#### TASK REQUIREMENTS
Your task is to copy the stretch of lines in the records below that begins with the line containing "Emit a Python" and ends with the line containing "r_squared = 0.9986", exactly as written, with nothing added.

#### RECORDS TO USE
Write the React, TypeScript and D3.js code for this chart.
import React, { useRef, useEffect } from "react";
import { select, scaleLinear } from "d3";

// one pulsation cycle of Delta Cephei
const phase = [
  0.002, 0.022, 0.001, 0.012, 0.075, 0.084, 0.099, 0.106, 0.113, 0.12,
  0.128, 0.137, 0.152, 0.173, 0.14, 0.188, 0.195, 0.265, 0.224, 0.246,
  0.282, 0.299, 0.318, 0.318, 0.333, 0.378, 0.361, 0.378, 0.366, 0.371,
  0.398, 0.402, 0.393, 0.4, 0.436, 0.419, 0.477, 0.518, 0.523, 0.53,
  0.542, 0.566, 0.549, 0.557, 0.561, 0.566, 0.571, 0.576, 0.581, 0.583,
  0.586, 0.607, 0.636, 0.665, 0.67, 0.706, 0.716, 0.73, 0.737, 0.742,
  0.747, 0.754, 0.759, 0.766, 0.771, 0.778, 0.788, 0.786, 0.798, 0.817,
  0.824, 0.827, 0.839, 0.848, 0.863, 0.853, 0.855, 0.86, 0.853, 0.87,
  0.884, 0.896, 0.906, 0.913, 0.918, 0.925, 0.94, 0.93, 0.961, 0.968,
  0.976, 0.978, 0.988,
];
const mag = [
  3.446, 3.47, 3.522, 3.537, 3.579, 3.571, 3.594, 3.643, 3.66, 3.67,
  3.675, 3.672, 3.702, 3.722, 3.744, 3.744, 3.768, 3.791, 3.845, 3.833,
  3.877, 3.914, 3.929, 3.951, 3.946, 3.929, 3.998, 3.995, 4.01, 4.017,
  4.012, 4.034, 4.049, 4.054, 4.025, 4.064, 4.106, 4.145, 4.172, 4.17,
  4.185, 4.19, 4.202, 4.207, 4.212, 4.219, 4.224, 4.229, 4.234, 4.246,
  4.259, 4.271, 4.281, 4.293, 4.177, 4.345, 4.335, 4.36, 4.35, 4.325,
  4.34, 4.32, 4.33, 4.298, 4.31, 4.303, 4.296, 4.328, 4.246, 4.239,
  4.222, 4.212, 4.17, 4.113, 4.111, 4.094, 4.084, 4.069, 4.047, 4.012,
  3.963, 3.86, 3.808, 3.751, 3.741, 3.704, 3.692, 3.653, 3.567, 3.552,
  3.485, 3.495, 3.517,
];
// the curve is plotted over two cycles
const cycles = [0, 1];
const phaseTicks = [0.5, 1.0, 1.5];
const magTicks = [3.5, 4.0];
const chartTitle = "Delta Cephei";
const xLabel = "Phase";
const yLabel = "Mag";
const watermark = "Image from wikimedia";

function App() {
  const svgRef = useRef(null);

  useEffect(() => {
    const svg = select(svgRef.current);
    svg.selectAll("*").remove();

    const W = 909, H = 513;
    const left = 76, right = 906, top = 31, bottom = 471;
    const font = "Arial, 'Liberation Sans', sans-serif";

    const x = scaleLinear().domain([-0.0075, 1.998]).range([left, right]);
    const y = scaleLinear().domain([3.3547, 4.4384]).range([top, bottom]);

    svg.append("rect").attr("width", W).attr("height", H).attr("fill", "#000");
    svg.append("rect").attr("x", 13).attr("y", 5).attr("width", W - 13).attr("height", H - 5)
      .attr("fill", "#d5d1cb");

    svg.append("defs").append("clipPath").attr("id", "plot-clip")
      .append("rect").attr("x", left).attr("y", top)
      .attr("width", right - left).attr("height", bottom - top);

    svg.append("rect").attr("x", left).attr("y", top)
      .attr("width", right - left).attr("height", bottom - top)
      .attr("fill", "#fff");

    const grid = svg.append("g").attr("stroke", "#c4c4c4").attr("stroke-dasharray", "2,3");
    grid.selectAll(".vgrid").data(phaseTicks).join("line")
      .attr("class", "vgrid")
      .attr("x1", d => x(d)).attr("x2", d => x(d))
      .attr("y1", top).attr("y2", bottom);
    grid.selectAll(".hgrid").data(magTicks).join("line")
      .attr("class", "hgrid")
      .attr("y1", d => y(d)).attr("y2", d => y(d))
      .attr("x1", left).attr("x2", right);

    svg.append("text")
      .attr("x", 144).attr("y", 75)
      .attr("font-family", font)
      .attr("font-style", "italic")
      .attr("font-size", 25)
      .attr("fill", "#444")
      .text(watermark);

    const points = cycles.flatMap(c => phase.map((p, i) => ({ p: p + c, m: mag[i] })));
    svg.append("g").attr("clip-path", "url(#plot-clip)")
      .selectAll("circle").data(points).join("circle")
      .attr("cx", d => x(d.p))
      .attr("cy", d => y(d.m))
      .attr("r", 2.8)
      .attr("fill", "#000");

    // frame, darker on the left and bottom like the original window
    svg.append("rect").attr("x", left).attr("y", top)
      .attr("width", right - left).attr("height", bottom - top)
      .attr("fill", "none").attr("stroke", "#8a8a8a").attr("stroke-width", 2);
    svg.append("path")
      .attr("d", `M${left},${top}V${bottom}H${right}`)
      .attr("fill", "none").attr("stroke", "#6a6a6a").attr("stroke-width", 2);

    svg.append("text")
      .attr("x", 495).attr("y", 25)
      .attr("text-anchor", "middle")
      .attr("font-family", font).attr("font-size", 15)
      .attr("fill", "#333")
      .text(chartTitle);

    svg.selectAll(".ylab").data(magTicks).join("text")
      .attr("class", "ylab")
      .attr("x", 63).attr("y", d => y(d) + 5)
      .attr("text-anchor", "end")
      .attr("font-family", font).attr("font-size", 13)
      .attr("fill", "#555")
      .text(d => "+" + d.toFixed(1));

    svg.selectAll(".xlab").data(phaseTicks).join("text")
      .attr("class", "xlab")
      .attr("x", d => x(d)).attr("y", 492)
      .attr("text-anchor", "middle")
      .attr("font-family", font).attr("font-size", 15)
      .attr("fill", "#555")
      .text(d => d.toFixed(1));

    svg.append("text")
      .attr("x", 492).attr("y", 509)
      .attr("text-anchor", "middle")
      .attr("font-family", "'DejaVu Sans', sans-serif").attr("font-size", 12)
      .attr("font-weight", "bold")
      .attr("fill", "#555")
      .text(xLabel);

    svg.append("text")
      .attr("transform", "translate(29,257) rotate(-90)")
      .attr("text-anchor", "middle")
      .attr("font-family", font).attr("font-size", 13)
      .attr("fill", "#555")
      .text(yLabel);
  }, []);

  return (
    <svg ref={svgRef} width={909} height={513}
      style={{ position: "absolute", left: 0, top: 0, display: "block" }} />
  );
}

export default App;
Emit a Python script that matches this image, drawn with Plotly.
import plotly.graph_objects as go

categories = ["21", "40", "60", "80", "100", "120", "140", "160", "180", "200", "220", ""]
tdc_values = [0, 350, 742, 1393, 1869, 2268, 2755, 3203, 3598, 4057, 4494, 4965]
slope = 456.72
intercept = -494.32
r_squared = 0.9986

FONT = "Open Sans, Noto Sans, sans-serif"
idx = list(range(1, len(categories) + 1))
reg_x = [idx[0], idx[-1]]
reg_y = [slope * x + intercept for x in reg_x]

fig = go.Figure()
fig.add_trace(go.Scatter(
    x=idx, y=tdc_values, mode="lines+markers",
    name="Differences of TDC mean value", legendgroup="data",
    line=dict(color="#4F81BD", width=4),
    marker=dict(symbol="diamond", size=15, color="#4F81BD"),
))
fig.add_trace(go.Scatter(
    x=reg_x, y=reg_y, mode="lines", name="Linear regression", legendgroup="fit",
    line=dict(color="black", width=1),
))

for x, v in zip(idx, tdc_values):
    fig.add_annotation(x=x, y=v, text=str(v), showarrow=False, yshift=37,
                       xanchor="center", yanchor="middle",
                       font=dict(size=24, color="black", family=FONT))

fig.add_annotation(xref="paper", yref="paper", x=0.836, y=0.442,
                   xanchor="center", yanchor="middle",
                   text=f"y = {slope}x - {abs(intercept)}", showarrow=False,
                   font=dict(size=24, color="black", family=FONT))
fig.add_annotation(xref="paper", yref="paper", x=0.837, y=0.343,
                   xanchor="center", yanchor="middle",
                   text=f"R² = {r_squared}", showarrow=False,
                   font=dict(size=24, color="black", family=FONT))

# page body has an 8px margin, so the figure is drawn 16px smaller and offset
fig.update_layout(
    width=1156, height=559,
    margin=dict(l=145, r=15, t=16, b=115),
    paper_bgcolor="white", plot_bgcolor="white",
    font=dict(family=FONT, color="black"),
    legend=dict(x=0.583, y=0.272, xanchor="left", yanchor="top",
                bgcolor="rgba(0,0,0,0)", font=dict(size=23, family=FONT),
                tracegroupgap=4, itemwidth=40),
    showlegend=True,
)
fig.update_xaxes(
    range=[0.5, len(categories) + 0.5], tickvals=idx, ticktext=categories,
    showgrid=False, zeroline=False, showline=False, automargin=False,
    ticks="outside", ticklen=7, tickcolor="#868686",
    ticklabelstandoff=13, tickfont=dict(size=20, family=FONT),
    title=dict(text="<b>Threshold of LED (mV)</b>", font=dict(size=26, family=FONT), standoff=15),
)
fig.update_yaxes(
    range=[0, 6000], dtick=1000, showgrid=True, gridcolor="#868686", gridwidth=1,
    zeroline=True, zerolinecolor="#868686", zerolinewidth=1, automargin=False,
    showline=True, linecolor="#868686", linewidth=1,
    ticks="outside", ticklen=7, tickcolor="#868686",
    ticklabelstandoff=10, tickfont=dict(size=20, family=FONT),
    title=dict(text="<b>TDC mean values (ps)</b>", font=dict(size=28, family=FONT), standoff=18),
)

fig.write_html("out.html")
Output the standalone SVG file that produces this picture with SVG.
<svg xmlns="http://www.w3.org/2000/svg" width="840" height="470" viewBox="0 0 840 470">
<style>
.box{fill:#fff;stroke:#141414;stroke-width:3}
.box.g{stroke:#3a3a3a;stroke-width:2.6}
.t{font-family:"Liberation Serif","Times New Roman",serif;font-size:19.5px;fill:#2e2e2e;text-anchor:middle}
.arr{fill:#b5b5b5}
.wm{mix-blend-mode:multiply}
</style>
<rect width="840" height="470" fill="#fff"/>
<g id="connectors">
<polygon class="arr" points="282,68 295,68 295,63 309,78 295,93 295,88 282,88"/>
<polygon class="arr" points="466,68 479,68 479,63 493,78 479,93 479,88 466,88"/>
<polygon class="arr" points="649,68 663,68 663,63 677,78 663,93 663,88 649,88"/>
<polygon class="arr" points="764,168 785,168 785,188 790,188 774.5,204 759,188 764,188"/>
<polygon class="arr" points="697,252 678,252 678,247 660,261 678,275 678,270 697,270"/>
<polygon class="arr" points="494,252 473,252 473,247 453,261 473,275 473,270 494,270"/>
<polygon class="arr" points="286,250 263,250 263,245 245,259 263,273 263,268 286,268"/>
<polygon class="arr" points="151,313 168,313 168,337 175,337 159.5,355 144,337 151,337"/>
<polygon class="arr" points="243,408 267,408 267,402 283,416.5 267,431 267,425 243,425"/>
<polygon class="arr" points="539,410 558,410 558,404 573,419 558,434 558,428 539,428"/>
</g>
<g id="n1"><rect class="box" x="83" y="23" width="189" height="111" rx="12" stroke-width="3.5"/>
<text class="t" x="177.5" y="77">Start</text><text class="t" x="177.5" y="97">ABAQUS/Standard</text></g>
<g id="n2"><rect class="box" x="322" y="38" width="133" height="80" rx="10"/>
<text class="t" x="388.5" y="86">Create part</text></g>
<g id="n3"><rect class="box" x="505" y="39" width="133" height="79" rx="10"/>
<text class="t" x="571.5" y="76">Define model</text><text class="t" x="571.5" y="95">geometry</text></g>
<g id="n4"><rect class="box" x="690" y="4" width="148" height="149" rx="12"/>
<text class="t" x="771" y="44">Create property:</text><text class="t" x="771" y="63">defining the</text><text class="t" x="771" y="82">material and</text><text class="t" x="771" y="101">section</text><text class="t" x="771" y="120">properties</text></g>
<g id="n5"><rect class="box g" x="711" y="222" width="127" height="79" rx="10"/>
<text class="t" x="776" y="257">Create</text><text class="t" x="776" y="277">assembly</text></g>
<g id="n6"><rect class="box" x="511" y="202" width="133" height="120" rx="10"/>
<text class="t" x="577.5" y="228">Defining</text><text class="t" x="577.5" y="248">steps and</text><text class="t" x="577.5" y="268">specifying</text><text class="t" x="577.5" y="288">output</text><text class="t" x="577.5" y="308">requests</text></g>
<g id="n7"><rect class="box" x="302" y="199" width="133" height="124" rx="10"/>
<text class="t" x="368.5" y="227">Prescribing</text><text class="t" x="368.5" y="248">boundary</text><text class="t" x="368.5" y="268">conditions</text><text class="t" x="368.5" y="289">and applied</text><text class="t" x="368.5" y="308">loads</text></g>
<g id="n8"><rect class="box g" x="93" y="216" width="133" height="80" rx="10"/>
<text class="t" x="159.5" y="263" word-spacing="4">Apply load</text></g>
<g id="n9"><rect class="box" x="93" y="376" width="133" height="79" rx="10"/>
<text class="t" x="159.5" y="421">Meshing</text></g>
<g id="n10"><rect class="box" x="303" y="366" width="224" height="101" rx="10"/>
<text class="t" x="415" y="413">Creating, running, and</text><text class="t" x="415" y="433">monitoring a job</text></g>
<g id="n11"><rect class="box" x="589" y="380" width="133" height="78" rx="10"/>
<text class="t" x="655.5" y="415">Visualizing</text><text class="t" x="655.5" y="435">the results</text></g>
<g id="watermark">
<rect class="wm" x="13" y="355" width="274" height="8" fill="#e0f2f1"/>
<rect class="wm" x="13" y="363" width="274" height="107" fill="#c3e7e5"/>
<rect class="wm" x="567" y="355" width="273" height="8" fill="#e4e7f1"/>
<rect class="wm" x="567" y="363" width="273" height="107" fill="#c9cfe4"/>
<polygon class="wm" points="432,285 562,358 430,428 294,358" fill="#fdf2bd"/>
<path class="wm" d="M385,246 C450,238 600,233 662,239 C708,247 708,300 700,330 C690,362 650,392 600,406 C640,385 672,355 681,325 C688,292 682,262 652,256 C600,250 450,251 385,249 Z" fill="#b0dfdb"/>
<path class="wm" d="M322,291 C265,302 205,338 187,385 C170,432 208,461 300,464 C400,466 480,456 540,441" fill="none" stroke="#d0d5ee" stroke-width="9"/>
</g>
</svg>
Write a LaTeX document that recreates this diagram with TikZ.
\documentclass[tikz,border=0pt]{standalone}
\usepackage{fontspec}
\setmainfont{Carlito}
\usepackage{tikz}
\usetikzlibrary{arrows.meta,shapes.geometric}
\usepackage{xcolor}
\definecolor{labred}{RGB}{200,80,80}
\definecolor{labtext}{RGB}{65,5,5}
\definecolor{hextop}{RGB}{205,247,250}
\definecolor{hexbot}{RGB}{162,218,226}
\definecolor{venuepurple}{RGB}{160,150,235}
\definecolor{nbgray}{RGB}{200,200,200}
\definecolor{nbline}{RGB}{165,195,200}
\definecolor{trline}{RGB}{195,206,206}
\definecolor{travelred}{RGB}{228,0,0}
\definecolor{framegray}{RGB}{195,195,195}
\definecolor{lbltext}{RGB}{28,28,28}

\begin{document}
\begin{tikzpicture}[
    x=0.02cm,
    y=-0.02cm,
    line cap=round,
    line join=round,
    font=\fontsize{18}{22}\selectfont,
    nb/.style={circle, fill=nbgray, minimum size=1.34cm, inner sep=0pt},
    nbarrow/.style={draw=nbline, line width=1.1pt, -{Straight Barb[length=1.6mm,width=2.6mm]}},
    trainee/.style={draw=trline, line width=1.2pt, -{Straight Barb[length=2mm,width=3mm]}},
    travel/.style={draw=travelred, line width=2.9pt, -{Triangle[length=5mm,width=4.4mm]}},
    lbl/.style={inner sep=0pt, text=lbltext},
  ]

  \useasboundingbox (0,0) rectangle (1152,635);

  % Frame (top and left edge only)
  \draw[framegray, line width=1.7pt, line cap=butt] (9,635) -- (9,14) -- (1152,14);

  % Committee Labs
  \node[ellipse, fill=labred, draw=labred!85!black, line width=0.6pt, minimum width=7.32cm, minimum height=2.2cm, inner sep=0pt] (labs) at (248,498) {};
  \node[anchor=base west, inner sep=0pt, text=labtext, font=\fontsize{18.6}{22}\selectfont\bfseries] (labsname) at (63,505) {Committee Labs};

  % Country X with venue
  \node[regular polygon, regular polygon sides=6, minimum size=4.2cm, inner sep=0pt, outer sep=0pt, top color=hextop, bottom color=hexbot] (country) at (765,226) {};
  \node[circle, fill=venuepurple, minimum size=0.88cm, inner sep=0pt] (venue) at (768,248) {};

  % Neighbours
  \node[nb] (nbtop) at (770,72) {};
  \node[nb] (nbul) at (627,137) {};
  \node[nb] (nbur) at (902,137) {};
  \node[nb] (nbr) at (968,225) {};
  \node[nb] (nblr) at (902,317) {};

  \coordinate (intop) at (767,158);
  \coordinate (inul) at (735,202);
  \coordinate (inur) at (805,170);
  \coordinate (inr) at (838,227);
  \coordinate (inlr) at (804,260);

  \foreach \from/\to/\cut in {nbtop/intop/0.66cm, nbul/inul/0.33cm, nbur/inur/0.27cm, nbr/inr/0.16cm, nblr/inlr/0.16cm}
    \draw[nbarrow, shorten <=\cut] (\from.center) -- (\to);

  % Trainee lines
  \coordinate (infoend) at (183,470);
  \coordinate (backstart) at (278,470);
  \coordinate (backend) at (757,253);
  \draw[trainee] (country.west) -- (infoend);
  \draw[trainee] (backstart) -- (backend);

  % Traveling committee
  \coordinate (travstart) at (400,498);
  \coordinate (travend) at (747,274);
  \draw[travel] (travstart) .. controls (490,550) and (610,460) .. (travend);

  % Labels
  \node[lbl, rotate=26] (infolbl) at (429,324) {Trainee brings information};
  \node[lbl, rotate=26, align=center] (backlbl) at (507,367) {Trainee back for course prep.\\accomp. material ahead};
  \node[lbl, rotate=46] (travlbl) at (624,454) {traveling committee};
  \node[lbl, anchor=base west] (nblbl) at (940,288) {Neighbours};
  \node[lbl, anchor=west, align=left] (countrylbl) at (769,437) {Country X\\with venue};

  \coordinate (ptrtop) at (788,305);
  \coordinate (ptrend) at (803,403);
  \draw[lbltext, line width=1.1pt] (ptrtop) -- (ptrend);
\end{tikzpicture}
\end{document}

#### OUTPUT FOR THIS EXERCISE
Emit a Python script that matches this image, drawn with Plotly.
import plotly.graph_objects as go

categories = ["21", "40", "60", "80", "100", "120", "140", "160", "180", "200", "220", ""]
tdc_values = [0, 350, 742, 1393, 1869, 2268, 2755, 3203, 3598, 4057, 4494, 4965]
slope = 456.72
intercept = -494.32
r_squared = 0.9986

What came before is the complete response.